Police contacted for this story also refused to comment. One high-ranking police officer said that the newspaper did not need to ask questions about Kim Sopheak.
The organizational chart has also figured prominently in the court trials against the suspects. It was a primary piece of evidence against many of the suspects, and the only evidence other than confessions or statements from other members that directly implicated the suspects in CFF activity.
Attorney Puth Thavey, who represented 10 of the suspects in the government‘s first trial of CFF members in June, argued in that trial that the organizational chart was insufficient grounds to charge his clients with membership in the rebel force.
On suspect in particular, Bun Mony, seemed unfairly targeted, he said.
“Only in Cambodia do they arrest people according to a list from a computer,” he said. “I remind authorities that the arrest from the list is not right—it is not evidence. I [wanted] the judge to reject the accusation [against Bun Mony]—no evidence, no witnesses.”

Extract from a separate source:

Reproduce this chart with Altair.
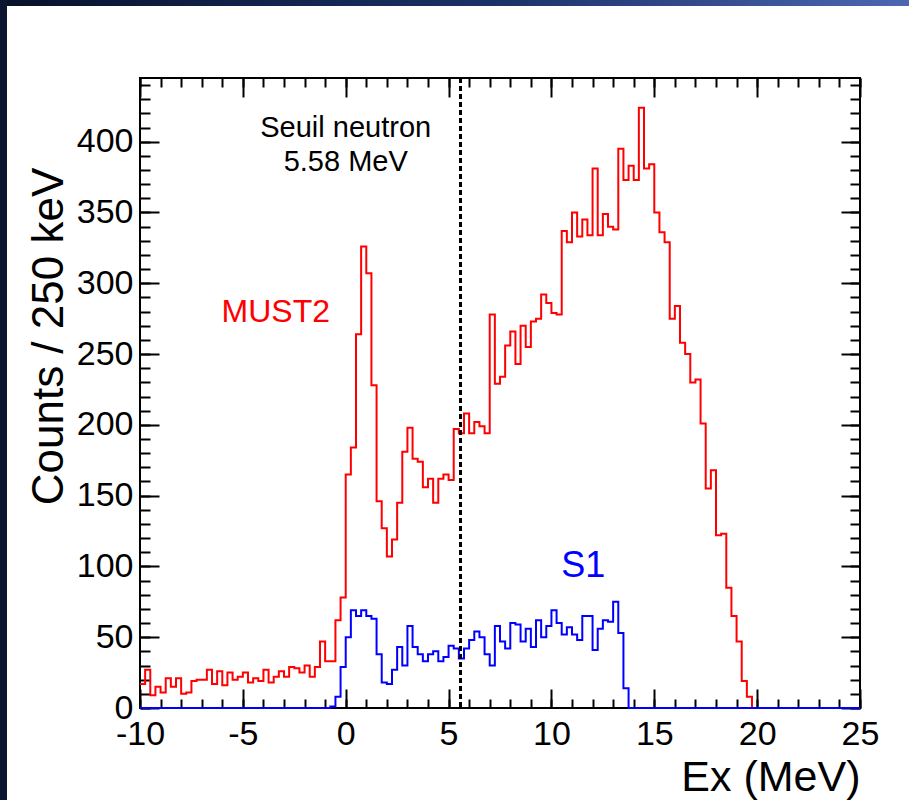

When he was allowed to speak at the end of the trial, Bun Mony asked to be acquitted.
“I would like the judge to stop accusing me because I did nothing.,” he said. “I did not hold a gun. I want to be released, to have freedom to return to my family.”
The court agreed that Bun Mony was innocent and he was released from prison. But again perhaps relying on bad evidence, Judge Sok Sethamony said that among the reasons for Bun Mony’s acquittal was his absence from the organizational chart.
Kim Sopheak said that after his own release from prison, he could not go home because authorities held on to his passport for two weeks. It was finally returned and by late September he was back in the US.
“I would love to go back to Cambodia someday, but right now I wouldn’t trust anything,” he said recently from his Minnesota home. “I was in the wrong place at the wrong time.”
His friends in the Cambodian community in Minnesota are frightened by his story, and several canceled plans to visit Cambodia this year, fearing they may also share the name of someone listed on the CFF chart.
Kim Sopheak said one of his police captors, who he knew only as Sinarith, told him to forget everything when he was released.
“Sinarith said, “When you go back to the United States, don’t tell anyone that we were abusing you,’” Kim Sopheak said.